Look for any fluid leaks, loose connections, or worn-out parts. If you notice any issues, addressing them before storage or scheduling necessary repairs is crucial.
Remember to inspect the interiors as well. Check for water stains, leaks, or soft spots on the floors, walls, or ceilings. Examine the appliances, plumbing, and electrical systems for any signs of malfunction or damage.
You can begin by changing the oil and filters to ensure clean lubrication for the engine. Check and top off fluids like coolant, brake fluid, and transmission fluid to the recommended levels. Replace spark plugs to maintain efficient engine performance. Add a fuel stabilizer to prevent fuel degradation and run the engine briefly to circulate treated fuel.
Lubricate moving parts such as hinges, locks, slides, and suspension components to prevent rusting and maintain functionality. Apply protective coatings or sprays to vulnerable areas like metal surfaces, electrical connections, and rubber seals to safeguard against corrosion and damage.
Start by thoroughly cleaning the refrigerator and pantry, discarding any food or beverages that could spoil. Wipe down all surfaces to eliminate any residue or spills. Next, remove toiletries, cleaning supplies, and other perishable items that could deteriorate over time.
Empty and clean the bathroom cabinets and storage areas, ensuring they are free from moisture or potential attractants. Properly dispose of all perishable items and ensure the vehicle is entirely free from organic materials.
Taking these steps not only helps to maintain a pleasant environment for when you next use your vehicle but also protects against potential health hazards and prevents damage that could arise from neglecting to remove perishables.
You should turn off all electrical systems and accessories in your vehicle. For boats, disconnect the batteries by removing the negative (-) cable first, followed by the positive (+) cable. Clean the battery terminals and apply a protective coating or grease to prevent corrosion. Store the batteries in a cool, dry place, or use a battery maintainer or trickle charger to keep them charged during storage.

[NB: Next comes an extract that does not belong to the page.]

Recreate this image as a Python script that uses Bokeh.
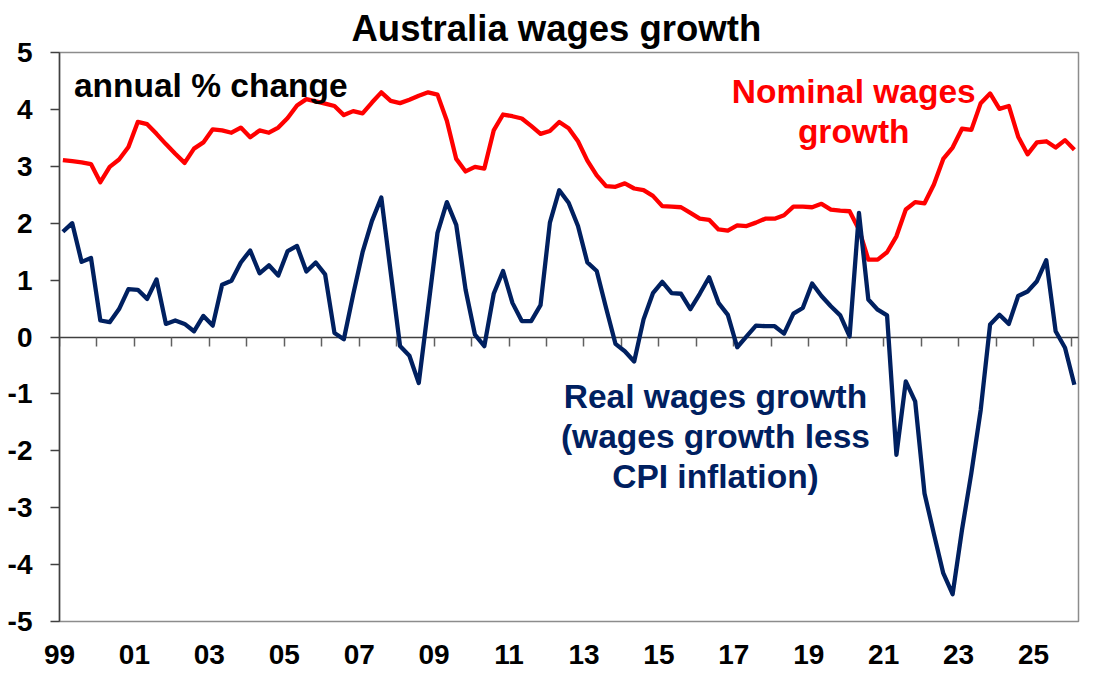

For RVs, follow the manufacturer’s instructions to disconnect the batteries properly. Some RVs may have a battery disconnect switch that can isolate the batteries. Alternatively, you can remove the battery cables.
Disconnecting the batteries or using a battery maintainer helps prevent drain and extends their lifespan. When it’s time to use your vehicle again, remember to reconnect and fully charge the batteries before using them.
Choose a Suitable Storage Location
Consider factors such as indoor or outdoor storage options. Indoor storage is ideal as it protects against harsh weather conditions and UV exposure. If indoor storage is unavailable, choose an outdoor location that offers some shelter or cover to minimize direct exposure to the elements.
Prioritize security by selecting a storage facility or location that provides adequate measures like secure gates, surveillance cameras, or on-site personnel.
A clean and well-maintained storage area is also essential to prevent damage from debris or pests. Ensure the storage location allows proper ventilation and airflow to prevent moisture buildup. Finally, consider the accessibility and convenience of the storage facility in terms of transportation and any additional services they may offer.
Get Ready to Store It Like a Pro!
Properly storing your vehicle for the off-season is essential to preserve its condition and ensure its longevity. By following the tips and best practices outlined in this guide, you can protect your investment and have peace of mind during storage.
Thorough cleaning, careful inspection for damage, performing necessary maintenance, removing perishables, disconnecting batteries, and choosing a suitable storage location are all key steps to consider.
By preparing your vehicle properly, you’ll be rewarded with a well-maintained and ready-to-use boat or RV when the next season arrives. So, invest the effort now to ensure a hassle-free and enjoyable experience when it’s time to hit the water or road again.